WORK REQUIRED> Exactly the lines from the start of the data below through the line that contains "16.5, 16.6, 16.6];" are to be copied, with pictures left out.

DATASET EXTRACT>

:::

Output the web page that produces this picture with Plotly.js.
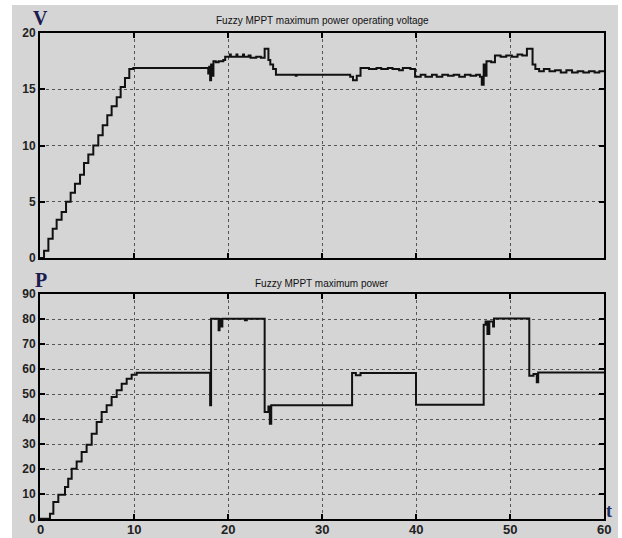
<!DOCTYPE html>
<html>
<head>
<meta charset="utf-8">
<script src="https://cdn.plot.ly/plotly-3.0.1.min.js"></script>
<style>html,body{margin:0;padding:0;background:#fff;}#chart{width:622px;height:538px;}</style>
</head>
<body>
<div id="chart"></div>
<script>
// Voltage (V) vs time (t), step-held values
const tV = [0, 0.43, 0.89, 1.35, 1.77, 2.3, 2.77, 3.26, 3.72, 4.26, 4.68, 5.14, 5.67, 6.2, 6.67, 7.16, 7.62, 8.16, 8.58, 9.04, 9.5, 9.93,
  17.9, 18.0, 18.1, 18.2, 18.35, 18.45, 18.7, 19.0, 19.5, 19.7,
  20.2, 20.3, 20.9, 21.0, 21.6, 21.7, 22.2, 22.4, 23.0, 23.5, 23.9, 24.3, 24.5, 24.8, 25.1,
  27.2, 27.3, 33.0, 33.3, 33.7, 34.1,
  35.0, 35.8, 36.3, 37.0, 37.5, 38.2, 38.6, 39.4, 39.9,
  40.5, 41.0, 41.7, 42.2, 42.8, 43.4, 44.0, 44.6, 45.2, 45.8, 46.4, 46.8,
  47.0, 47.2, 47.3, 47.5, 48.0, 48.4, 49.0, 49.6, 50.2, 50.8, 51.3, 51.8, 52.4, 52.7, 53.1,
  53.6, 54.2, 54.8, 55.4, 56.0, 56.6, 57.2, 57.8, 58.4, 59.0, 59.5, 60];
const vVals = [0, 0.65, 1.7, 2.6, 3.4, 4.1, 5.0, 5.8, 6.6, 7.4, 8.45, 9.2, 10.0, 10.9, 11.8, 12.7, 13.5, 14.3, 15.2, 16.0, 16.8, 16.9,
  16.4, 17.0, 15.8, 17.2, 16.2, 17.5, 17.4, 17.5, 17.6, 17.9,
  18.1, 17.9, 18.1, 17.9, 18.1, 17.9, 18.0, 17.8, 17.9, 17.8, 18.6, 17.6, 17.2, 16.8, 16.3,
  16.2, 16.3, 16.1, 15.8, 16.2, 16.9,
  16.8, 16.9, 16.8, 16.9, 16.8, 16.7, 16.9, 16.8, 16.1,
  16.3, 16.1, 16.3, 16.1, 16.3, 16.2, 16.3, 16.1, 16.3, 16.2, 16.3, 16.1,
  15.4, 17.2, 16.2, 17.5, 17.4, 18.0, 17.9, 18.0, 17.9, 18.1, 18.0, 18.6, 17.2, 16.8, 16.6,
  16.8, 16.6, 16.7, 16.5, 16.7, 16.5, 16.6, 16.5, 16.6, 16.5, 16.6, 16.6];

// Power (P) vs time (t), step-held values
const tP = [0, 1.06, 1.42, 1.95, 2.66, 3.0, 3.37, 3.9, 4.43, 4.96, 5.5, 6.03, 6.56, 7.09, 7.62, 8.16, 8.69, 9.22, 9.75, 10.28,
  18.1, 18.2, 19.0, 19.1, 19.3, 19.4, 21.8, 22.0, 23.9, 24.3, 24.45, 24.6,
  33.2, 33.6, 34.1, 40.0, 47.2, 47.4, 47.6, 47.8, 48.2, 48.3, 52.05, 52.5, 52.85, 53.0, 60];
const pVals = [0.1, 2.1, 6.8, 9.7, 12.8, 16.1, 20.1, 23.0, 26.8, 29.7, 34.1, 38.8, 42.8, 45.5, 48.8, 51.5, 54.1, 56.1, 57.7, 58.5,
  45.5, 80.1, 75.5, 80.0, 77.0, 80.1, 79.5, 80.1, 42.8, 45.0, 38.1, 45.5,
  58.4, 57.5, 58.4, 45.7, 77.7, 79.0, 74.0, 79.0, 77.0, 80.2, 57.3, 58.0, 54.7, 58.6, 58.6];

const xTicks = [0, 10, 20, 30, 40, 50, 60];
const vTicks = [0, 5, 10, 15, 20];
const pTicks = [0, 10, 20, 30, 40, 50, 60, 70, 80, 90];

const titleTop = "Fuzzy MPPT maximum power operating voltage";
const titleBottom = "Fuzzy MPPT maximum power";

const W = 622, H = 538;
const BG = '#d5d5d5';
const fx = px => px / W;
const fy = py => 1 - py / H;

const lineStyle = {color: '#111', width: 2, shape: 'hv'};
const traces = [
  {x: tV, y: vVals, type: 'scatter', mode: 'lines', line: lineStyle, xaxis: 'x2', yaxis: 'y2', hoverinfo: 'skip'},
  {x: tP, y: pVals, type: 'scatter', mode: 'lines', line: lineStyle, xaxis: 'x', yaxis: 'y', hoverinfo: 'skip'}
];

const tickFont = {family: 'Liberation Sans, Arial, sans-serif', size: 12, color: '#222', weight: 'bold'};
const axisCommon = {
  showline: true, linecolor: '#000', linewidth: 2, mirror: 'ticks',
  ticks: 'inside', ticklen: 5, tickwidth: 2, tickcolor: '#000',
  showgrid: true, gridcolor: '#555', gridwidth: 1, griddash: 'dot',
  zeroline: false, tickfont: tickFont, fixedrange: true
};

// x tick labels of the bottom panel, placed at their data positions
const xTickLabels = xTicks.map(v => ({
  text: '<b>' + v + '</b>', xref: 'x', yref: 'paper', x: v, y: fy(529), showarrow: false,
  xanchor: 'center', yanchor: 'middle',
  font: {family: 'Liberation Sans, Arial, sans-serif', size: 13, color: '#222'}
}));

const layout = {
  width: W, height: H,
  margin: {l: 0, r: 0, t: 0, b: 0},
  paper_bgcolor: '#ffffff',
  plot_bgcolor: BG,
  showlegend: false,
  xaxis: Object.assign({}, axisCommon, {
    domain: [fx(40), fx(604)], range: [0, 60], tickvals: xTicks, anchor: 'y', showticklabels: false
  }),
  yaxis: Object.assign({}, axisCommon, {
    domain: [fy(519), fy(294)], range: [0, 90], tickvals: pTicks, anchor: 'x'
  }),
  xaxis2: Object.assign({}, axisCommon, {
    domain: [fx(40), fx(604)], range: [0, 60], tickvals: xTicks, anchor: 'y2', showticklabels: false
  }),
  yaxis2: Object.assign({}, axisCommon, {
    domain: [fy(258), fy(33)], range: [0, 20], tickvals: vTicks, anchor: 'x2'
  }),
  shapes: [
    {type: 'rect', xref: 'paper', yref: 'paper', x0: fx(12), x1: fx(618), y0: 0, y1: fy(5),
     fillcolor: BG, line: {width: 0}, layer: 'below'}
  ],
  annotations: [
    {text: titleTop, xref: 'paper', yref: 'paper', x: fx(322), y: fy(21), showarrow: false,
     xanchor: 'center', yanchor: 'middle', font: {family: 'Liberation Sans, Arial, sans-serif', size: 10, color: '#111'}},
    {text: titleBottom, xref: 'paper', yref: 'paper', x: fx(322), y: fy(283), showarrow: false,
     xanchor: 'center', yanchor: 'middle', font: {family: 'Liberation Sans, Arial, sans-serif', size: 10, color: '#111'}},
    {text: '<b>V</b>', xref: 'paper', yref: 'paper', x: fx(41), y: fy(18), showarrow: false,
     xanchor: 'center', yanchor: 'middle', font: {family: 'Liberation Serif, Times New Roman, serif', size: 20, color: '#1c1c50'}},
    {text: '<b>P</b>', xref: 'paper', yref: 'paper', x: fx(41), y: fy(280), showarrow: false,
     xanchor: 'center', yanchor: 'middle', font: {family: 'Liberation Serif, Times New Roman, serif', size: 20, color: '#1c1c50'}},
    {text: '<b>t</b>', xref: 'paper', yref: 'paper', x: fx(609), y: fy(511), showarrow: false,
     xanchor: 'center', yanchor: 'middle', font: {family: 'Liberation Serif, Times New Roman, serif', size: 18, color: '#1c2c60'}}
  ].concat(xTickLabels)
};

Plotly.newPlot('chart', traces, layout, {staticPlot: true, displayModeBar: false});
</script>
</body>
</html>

:::

ANSWER TO THIS PROBLEM>
Output the web page that produces this picture with Plotly.js.
<!DOCTYPE html>
<html>
<head>
<meta charset="utf-8">
<script src="https://cdn.plot.ly/plotly-3.0.1.min.js"></script>
<style>html,body{margin:0;padding:0;background:#fff;}#chart{width:622px;height:538px;}</style>
</head>
<body>
<div id="chart"></div>
<script>
// Voltage (V) vs time (t), step-held values
const tV = [0, 0.43, 0.89, 1.35, 1.77, 2.3, 2.77, 3.26, 3.72, 4.26, 4.68, 5.14, 5.67, 6.2, 6.67, 7.16, 7.62, 8.16, 8.58, 9.04, 9.5, 9.93,
  17.9, 18.0, 18.1, 18.2, 18.35, 18.45, 18.7, 19.0, 19.5, 19.7,
  20.2, 20.3, 20.9, 21.0, 21.6, 21.7, 22.2, 22.4, 23.0, 23.5, 23.9, 24.3, 24.5, 24.8, 25.1,
  27.2, 27.3, 33.0, 33.3, 33.7, 34.1,
  35.0, 35.8, 36.3, 37.0, 37.5, 38.2, 38.6, 39.4, 39.9,
  40.5, 41.0, 41.7, 42.2, 42.8, 43.4, 44.0, 44.6, 45.2, 45.8, 46.4, 46.8,
  47.0, 47.2, 47.3, 47.5, 48.0, 48.4, 49.0, 49.6, 50.2, 50.8, 51.3, 51.8, 52.4, 52.7, 53.1,
  53.6, 54.2, 54.8, 55.4, 56.0, 56.6, 57.2, 57.8, 58.4, 59.0, 59.5, 60];
const vVals = [0, 0.65, 1.7, 2.6, 3.4, 4.1, 5.0, 5.8, 6.6, 7.4, 8.45, 9.2, 10.0, 10.9, 11.8, 12.7, 13.5, 14.3, 15.2, 16.0, 16.8, 16.9,
  16.4, 17.0, 15.8, 17.2, 16.2, 17.5, 17.4, 17.5, 17.6, 17.9,
  18.1, 17.9, 18.1, 17.9, 18.1, 17.9, 18.0, 17.8, 17.9, 17.8, 18.6, 17.6, 17.2, 16.8, 16.3,
  16.2, 16.3, 16.1, 15.8, 16.2, 16.9,
  16.8, 16.9, 16.8, 16.9, 16.8, 16.7, 16.9, 16.8, 16.1,
  16.3, 16.1, 16.3, 16.1, 16.3, 16.2, 16.3, 16.1, 16.3, 16.2, 16.3, 16.1,
  15.4, 17.2, 16.2, 17.5, 17.4, 18.0, 17.9, 18.0, 17.9, 18.1, 18.0, 18.6, 17.2, 16.8, 16.6,
  16.8, 16.6, 16.7, 16.5, 16.7, 16.5, 16.6, 16.5, 16.6, 16.5, 16.6, 16.6];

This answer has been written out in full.